A Day
某日
2015
Spatial installation, Dimensions variable
空間裝置, 尺寸依場地而定

People make their way through everyday life, following time's framework: its years, months, weeks, days, minutes, seconds...all the incidental events of our daily lives, our chance encounters, even what we take to be fate—our ways of judging these things are all based on the connection with time.The form of "A Day," attaches to our familiar experience of life: Cycles, relationships, rituals, dialogues, spaces, events...its foundation is laid on our perceptions of everyday situations. This performance/installation/video work connects time with our everyday relationships, and seeks to break through the temporal aspects usually involved in performance and viewing artworks. Time, then, becomes a clue about the performance/space, a suggestive reminder.
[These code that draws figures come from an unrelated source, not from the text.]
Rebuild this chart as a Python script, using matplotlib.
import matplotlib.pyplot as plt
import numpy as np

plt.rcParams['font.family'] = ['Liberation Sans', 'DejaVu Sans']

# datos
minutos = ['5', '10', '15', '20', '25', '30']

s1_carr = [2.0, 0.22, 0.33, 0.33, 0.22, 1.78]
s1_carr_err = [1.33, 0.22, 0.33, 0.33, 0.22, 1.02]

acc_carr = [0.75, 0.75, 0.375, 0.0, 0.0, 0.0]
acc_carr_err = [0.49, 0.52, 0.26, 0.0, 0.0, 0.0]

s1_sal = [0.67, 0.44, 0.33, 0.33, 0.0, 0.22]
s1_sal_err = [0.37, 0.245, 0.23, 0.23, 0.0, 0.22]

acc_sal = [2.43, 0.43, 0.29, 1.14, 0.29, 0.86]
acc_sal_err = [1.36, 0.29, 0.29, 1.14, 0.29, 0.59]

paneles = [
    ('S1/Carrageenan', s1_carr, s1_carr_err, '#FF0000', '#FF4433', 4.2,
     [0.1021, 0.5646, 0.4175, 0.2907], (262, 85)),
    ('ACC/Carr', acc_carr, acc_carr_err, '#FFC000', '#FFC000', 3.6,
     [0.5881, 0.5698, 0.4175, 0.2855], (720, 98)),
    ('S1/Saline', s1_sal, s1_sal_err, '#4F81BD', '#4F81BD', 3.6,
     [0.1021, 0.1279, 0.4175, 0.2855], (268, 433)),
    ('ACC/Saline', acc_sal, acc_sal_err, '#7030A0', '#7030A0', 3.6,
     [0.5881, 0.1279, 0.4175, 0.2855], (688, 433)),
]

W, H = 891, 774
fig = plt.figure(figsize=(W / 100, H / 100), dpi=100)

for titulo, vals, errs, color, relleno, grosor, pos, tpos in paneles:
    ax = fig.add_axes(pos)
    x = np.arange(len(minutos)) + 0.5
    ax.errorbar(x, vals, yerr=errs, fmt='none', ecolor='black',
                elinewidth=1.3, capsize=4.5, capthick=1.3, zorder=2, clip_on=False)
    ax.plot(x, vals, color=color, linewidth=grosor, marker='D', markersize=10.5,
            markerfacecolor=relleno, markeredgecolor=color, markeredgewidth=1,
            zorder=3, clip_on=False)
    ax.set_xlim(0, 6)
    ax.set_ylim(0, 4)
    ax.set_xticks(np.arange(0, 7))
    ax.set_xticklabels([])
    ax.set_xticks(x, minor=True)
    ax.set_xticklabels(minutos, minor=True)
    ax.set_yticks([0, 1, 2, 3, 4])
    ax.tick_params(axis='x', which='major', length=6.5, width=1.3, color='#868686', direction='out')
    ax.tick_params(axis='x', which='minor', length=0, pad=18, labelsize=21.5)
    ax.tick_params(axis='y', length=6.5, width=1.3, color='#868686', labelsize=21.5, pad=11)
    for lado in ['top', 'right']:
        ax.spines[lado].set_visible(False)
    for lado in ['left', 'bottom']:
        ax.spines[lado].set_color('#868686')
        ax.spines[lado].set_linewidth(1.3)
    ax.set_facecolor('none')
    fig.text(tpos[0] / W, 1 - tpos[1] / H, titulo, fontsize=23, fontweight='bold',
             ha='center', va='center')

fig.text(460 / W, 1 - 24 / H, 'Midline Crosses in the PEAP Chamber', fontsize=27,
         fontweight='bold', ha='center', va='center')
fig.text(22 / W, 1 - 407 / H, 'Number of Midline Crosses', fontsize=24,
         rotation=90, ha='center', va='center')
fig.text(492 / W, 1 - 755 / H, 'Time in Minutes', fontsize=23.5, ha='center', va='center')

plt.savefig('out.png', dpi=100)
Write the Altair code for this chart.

In the midst of all these regularities that surround us, it serves to magnify, and even to transform, certain very tiny and easily overlooked chinks, to magnify the rituals so easily overlooked in our lives, to urge the viewer toward reflection on the details of everyday life. Once we depart from our familiar modes and sense the reminders from beyond these everyday regularities, is it possible that after we return to reality, some questions may be raised in the midst of those regularities?In scenes from The Wonderful Wizard of Oz, everyone speculates about Oz: Dorothy, the Scarecrow, the Cowardly Lion, and the Tin Man all describe a different Oz. In the first room of "A Day," we hear the museum guide (a criminal) describing works that remain unseen behind their doors, works which, like the emperor's new clothes, can be described yet at the same time cannot be described. What different viewers see on different days is just a room, but as they consider what lies behind the other doors, and why it can't be seen, they experience the same state as in our everyday lives: our anticipation of—and our inability to anticipate—the future.